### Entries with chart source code

--- begin ---

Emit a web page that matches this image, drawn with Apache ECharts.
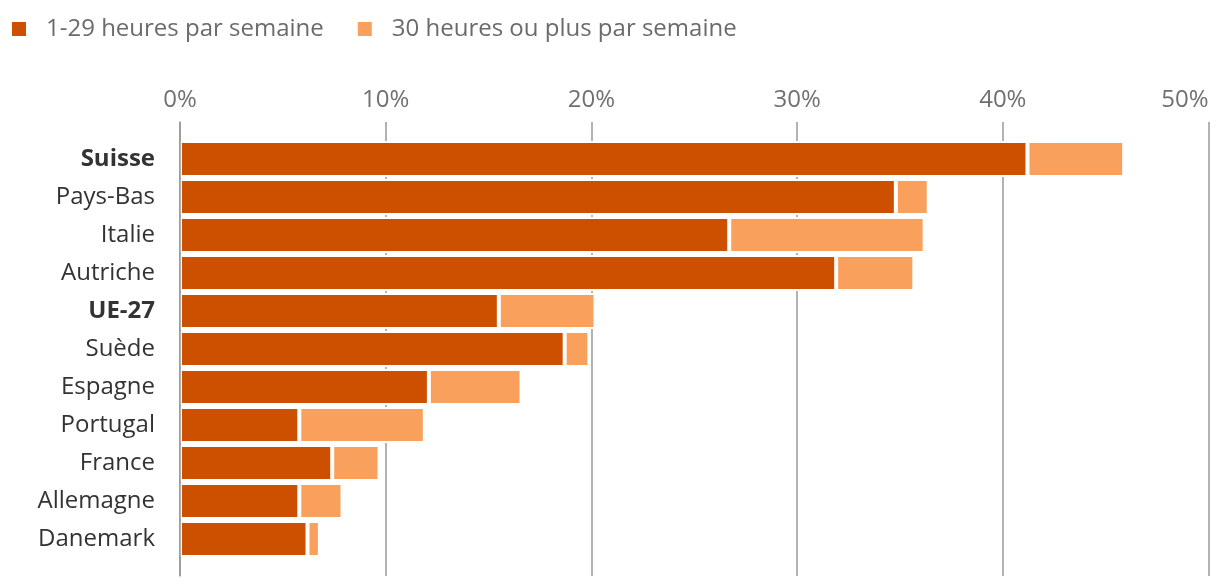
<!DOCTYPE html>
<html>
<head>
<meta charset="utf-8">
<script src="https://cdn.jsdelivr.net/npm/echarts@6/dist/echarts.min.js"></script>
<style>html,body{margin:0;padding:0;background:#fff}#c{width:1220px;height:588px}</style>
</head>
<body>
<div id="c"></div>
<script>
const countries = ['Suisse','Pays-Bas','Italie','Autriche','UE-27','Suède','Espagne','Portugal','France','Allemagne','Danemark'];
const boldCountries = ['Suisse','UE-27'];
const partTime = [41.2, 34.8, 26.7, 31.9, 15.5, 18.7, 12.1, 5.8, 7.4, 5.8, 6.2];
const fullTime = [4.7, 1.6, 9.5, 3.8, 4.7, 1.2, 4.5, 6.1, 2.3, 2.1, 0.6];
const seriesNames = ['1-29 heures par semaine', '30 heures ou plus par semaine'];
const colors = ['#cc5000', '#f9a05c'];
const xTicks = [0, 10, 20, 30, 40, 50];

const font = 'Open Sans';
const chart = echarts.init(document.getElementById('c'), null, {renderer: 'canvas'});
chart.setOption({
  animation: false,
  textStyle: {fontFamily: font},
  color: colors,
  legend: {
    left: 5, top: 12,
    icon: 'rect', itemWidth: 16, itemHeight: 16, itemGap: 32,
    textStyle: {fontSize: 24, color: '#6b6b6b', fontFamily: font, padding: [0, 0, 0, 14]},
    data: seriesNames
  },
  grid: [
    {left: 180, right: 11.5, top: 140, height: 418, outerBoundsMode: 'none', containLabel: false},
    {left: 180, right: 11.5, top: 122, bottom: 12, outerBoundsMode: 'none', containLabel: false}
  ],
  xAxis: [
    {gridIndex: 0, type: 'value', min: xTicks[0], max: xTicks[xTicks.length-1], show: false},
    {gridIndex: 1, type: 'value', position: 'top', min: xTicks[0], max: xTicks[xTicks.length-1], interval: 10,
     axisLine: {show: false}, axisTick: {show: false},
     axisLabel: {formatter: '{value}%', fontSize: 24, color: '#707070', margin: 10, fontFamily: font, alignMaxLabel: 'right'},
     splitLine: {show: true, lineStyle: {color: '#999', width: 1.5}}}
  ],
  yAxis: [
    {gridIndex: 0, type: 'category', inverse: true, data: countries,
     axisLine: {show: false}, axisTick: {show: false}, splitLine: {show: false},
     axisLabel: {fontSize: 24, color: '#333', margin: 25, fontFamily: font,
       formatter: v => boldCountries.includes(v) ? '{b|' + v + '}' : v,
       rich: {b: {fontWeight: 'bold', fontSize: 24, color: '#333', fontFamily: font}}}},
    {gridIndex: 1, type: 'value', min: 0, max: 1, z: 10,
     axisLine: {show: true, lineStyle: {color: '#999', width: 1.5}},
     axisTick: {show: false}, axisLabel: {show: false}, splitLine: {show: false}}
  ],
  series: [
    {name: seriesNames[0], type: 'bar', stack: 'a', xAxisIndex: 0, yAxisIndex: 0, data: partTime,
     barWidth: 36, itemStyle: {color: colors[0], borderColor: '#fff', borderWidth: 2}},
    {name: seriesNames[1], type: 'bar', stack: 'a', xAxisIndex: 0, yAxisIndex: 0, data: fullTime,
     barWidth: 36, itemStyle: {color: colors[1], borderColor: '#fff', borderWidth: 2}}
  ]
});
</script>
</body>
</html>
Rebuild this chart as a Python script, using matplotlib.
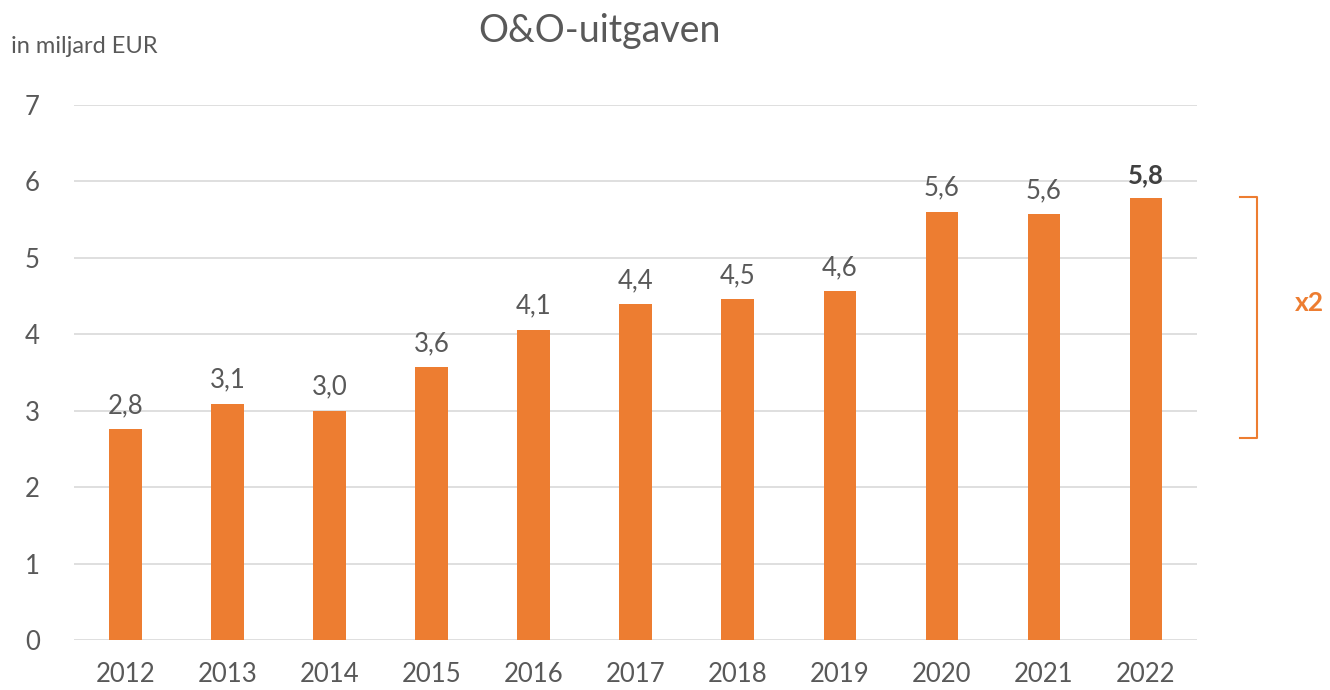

--- end ---

### What you need to do
Give back each entry exactly as it appears, with no pictures.

### Problem solution
Emit a web page that matches this image, drawn with Apache ECharts.
<!DOCTYPE html>
<html>
<head>
<meta charset="utf-8">
<script src="https://cdn.jsdelivr.net/npm/echarts@6/dist/echarts.min.js"></script>
<style>html,body{margin:0;padding:0;background:#fff}#c{width:1220px;height:588px}</style>
</head>
<body>
<div id="c"></div>
<script>
const countries = ['Suisse','Pays-Bas','Italie','Autriche','UE-27','Suède','Espagne','Portugal','France','Allemagne','Danemark'];
const boldCountries = ['Suisse','UE-27'];
const partTime = [41.2, 34.8, 26.7, 31.9, 15.5, 18.7, 12.1, 5.8, 7.4, 5.8, 6.2];
const fullTime = [4.7, 1.6, 9.5, 3.8, 4.7, 1.2, 4.5, 6.1, 2.3, 2.1, 0.6];
const seriesNames = ['1-29 heures par semaine', '30 heures ou plus par semaine'];
const colors = ['#cc5000', '#f9a05c'];
const xTicks = [0, 10, 20, 30, 40, 50];

const font = 'Open Sans';
const chart = echarts.init(document.getElementById('c'), null, {renderer: 'canvas'});
chart.setOption({
  animation: false,
  textStyle: {fontFamily: font},
  color: colors,
  legend: {
    left: 5, top: 12,
    icon: 'rect', itemWidth: 16, itemHeight: 16, itemGap: 32,
    textStyle: {fontSize: 24, color: '#6b6b6b', fontFamily: font, padding: [0, 0, 0, 14]},
    data: seriesNames
  },
  grid: [
    {left: 180, right: 11.5, top: 140, height: 418, outerBoundsMode: 'none', containLabel: false},
    {left: 180, right: 11.5, top: 122, bottom: 12, outerBoundsMode: 'none', containLabel: false}
  ],
  xAxis: [
    {gridIndex: 0, type: 'value', min: xTicks[0], max: xTicks[xTicks.length-1], show: false},
    {gridIndex: 1, type: 'value', position: 'top', min: xTicks[0], max: xTicks[xTicks.length-1], interval: 10,
     axisLine: {show: false}, axisTick: {show: false},
     axisLabel: {formatter: '{value}%', fontSize: 24, color: '#707070', margin: 10, fontFamily: font, alignMaxLabel: 'right'},
     splitLine: {show: true, lineStyle: {color: '#999', width: 1.5}}}
  ],
  yAxis: [
    {gridIndex: 0, type: 'category', inverse: true, data: countries,
     axisLine: {show: false}, axisTick: {show: false}, splitLine: {show: false},
     axisLabel: {fontSize: 24, color: '#333', margin: 25, fontFamily: font,
       formatter: v => boldCountries.includes(v) ? '{b|' + v + '}' : v,
       rich: {b: {fontWeight: 'bold', fontSize: 24, color: '#333', fontFamily: font}}}},
    {gridIndex: 1, type: 'value', min: 0, max: 1, z: 10,
     axisLine: {show: true, lineStyle: {color: '#999', width: 1.5}},
     axisTick: {show: false}, axisLabel: {show: false}, splitLine: {show: false}}
  ],
  series: [
    {name: seriesNames[0], type: 'bar', stack: 'a', xAxisIndex: 0, yAxisIndex: 0, data: partTime,
     barWidth: 36, itemStyle: {color: colors[0], borderColor: '#fff', borderWidth: 2}},
    {name: seriesNames[1], type: 'bar', stack: 'a', xAxisIndex: 0, yAxisIndex: 0, data: fullTime,
     barWidth: 36, itemStyle: {color: colors[1], borderColor: '#fff', borderWidth: 2}}
  ]
});
</script>
</body>
</html>
Rebuild this chart as a Python script, using matplotlib.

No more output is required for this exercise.